The Maker's Mark distillery in Loretto will be a little easier to get to.
The Kentucky Economic Development Finance Authority approved $3.2 million in tax incentives Thursday for infrastructure improvements.
Maker's Mark president Rob Samuels said the distillery plans to improve the county roads in and around the distillery to better manage the thousands of visitors, trucks and employees moving through the rural campus, known as Happy Hollow.
"We've got 11/2-lane road access, which worked well when we were a much smaller regional brand, but we've outgrown the on-site infrastructure," Samuels said. "We have a bottleneck here on site."
The improvements have nothing to do with distilling, but the KEDFA report, released Thursday, hints at bigger things to come, saying "the proposed project includes infrastructure improvement that will enable the company to double future capacity at the Marion County facility."
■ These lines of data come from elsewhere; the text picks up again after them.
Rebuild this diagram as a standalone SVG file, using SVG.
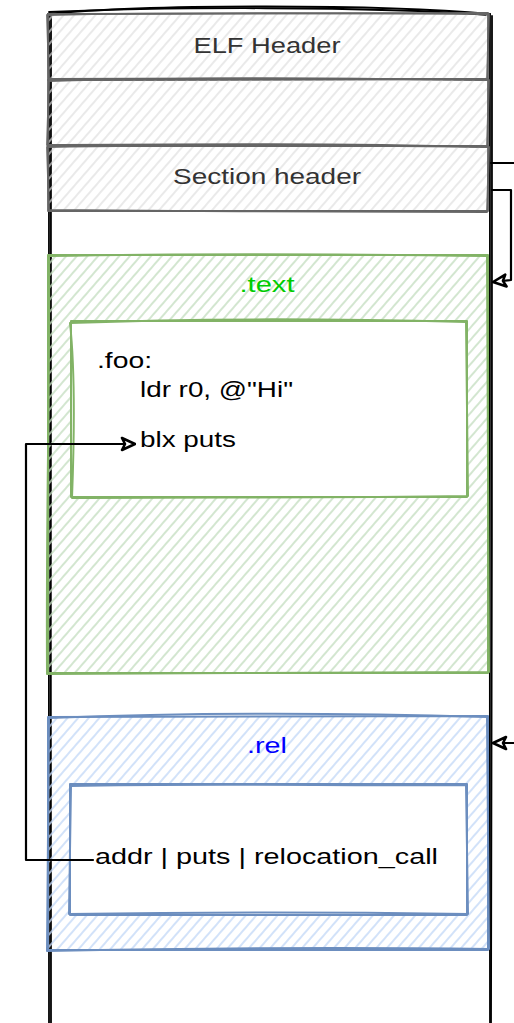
<svg xmlns="http://www.w3.org/2000/svg" width="514" height="1023" viewBox="0 0 514 1023">
<style>
  .sk { fill: none; stroke-linecap: round; stroke-linejoin: round; }
  .gray { stroke: #666666; stroke-width: 1.8; }
  .green { stroke: #82b366; stroke-width: 2; }
  .blue { stroke: #6c8ebf; stroke-width: 2; }
  .ink { stroke: #000000; stroke-width: 1.8; }
  .t { font-family: "Liberation Sans", Arial, sans-serif; font-size: 22px; }
  .hd { fill: #333333; text-anchor: middle; }
  .code { fill: #000000; }
  .conn { fill: none; stroke: #000000; stroke-width: 2.2; stroke-linejoin: round; stroke-linecap: round; }
</style>
<defs>
  <pattern id="hatchGray" patternUnits="userSpaceOnUse" width="8" height="8" patternTransform="rotate(41)">
    <line x1="2" y1="0" x2="2" y2="8" stroke="#dedede" stroke-width="1.3"/>
  </pattern>
  <pattern id="hatchGreen" patternUnits="userSpaceOnUse" width="8" height="8" patternTransform="rotate(41)">
    <line x1="2" y1="0" x2="2" y2="8" stroke="#c4dec1" stroke-width="1.5"/>
  </pattern>
  <pattern id="hatchBlue" patternUnits="userSpaceOnUse" width="8" height="8" patternTransform="rotate(41)">
    <line x1="2" y1="0" x2="2" y2="8" stroke="#c3d9f7" stroke-width="1.5"/>
  </pattern>
  <marker id="openArrow" viewBox="0 0 16 16" refX="15" refY="8" markerWidth="16" markerHeight="16" markerUnits="userSpaceOnUse" orient="auto">
    <path d="M2,2 L15,8 L2,14 L5,8 Z" fill="#ffffff" stroke="#000000" stroke-width="2.6" stroke-linejoin="round"/>
  </marker>
</defs>

<rect x="0" y="0" width="514" height="1023" fill="#ffffff"/>

<!-- outer file container, open at the bottom -->
<g id="elf-file">
  <path class="sk ink" d="M48,14 C150,4 380,4 490,14"/>
  <path class="sk ink" d="M49,12 C160,7 370,6 489,15"/>
  <path class="sk ink" d="M49,14 C47,300 50,700 49,1030"/>
  <path class="sk ink" d="M51,16 C52,300 50,700 51,1030"/>
  <path class="sk ink" d="M490,14 C491,300 489,700 490,1030"/>
  <path class="sk ink" d="M492,16 C491,320 493,720 491,1030"/>
</g>

<!-- header rows -->
<g id="elf-header">
  <rect x="48" y="14" width="440" height="65" fill="url(#hatchGray)"/>
  <path class="sk gray" d="M48,14 L488,13 L488,79 L48,80 Z"/>
  <path class="sk gray" d="M47,15 C200,12 350,13 489,14 L487,80 C330,78 200,78 49,79 Z"/>
  <text class="t hd" x="267" y="53" textLength="147" lengthAdjust="spacingAndGlyphs">ELF Header</text>
</g>

<g id="program-header">
  <rect x="48" y="80" width="440" height="66" fill="url(#hatchGray)"/>
  <path class="sk gray" d="M48,80 L488,79 L488,146 L48,146 Z"/>
  <path class="sk gray" d="M49,81 C200,77 350,78 489,80 L487,147 C330,143 200,144 47,145 Z"/>
</g>

<g id="section-header">
  <rect x="48" y="146" width="440" height="65" fill="url(#hatchGray)"/>
  <path class="sk gray" d="M48,146 L488,146 L488,211 L48,211 Z"/>
  <path class="sk gray" d="M47,147 C200,144 340,145 489,147 L487,212 C330,211 200,212 49,210 Z"/>
  <text class="t hd" x="267" y="184" textLength="188" lengthAdjust="spacingAndGlyphs">Section header</text>
</g>

<!-- .text section -->
<g id="text-section">
  <rect x="48" y="255" width="440" height="418" fill="url(#hatchGreen)"/>
  <path class="sk green" d="M48,255 L488,255 L488,673 L48,673 Z"/>
  <path class="sk green" d="M49,256 C200,253 350,254 487,256 L489,672 C330,674 200,672 47,674 C46,500 50,400 49,256 Z"/>
  <text class="t" x="267" y="292" fill="#00cc00" text-anchor="middle" textLength="55" lengthAdjust="spacingAndGlyphs">.text</text>
</g>

<g id="foo-code">
  <rect x="71" y="321" width="396" height="176" fill="#ffffff"/>
  <path class="sk green" d="M71,321 L467,321 L467,497 L71,497 Z"/>
  <path class="sk green" d="M70,323 C200,318 350,319 466,322 L468,496 C330,498 200,497 72,498 C75,420 74,360 70,323 Z"/>
  <text class="t code" x="97" y="368" textLength="55" lengthAdjust="spacingAndGlyphs">.foo:</text>
  <text class="t code" x="140" y="397" textLength="153" lengthAdjust="spacingAndGlyphs">ldr r0, @"Hi"</text>
  <text class="t code" x="140" y="447" textLength="96" lengthAdjust="spacingAndGlyphs">blx puts</text>
</g>

<!-- .rel section -->
<g id="rel-section">
  <rect x="48" y="716" width="440" height="234" fill="url(#hatchBlue)"/>
  <path class="sk blue" d="M48,717 L488,716 L488,950 L48,950 Z"/>
  <path class="sk blue" d="M49,718 C200,712 350,713 487,717 L489,949 C330,947 200,948 47,951 Z"/>
  <text class="t" x="267" y="753" fill="#0000ff" text-anchor="middle" textLength="40" lengthAdjust="spacingAndGlyphs">.rel</text>
</g>

<g id="rel-entry">
  <rect x="70" y="784" width="397" height="131" fill="#ffffff"/>
  <path class="sk blue" d="M70,784 L467,784 L467,915 L70,915 Z"/>
  <path class="sk blue" d="M71,786 C200,783 350,786 466,785 L468,914 C330,912 200,912 69,914 Z"/>
  <text class="t code" x="95" y="864" textLength="343" lengthAdjust="spacingAndGlyphs">addr | puts | relocation_call</text>
</g>

<!-- connectors -->
<g id="connectors">
  <path class="conn" d="M93,860 L26,860 L26,444 L135,444" marker-end="url(#openArrow)"/>
  <path class="conn" d="M491,163 L516,163"/>
  <path class="conn" d="M492,190 L511,190 L511,280 L493,282" marker-end="url(#openArrow)"/>
  <path class="conn" d="M516,743 L493,743" marker-end="url(#openArrow)"/>
</g>
</svg>
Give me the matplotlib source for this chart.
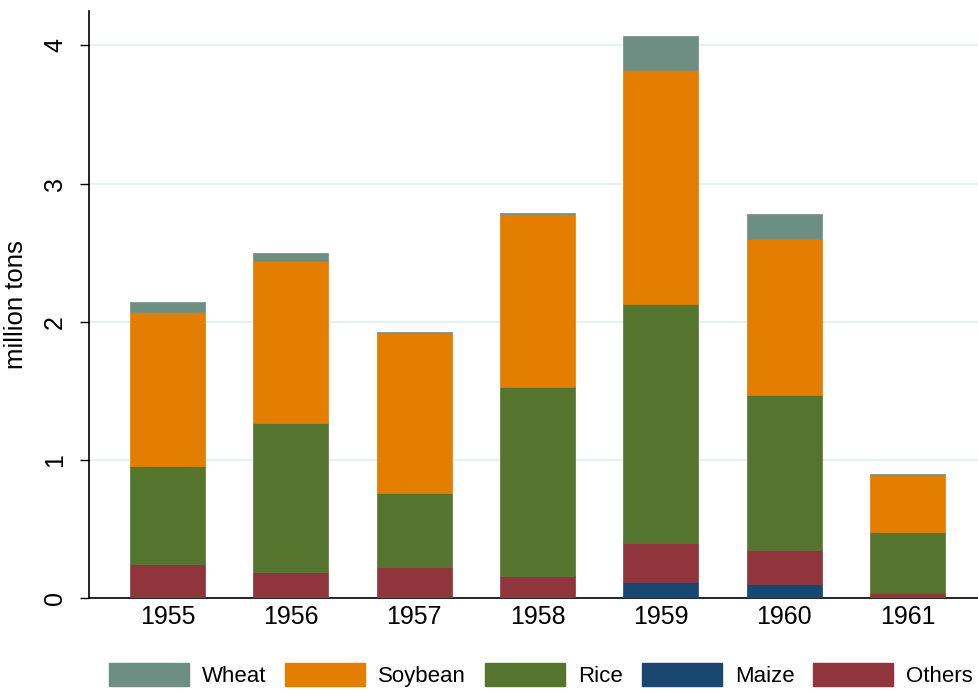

On Thursday, Samuels would not comment on Maker's Mark's expansion plans, saying only: "Without this investment, we can't continue to grow."
In May, Maker's Mark, owned by suburban Chicago-based Beam Inc., also received approval for $100,000 in tax incentives for an $8.23 million investment for a new barrel-rinse center, offices and a 50,000-barrel warehouse.
Maker's Mark and Beam have said they are experiencing "tightness" in the supply of bourbon, particularly with premium labels such as Maker's.
Earlier this year, Maker's announced that it would lower the alcohol volume of its product, in essence water it down slightly, to increase the supply. But after fans protested, the distillery reversed course, warning then that customers might experience shortages. Anecdotally, shoppers in Lexington have said that bigger sizes in particular are hard to come by.
The better roads won't help much with that right away, Samuels said.
"We are doing our very best to manage the limited amount of Maker's Mark as demand grows," Samuels said. "When you have demand greater than supply, you have to make tough choices. We are doing our best to keep the shelves stocked."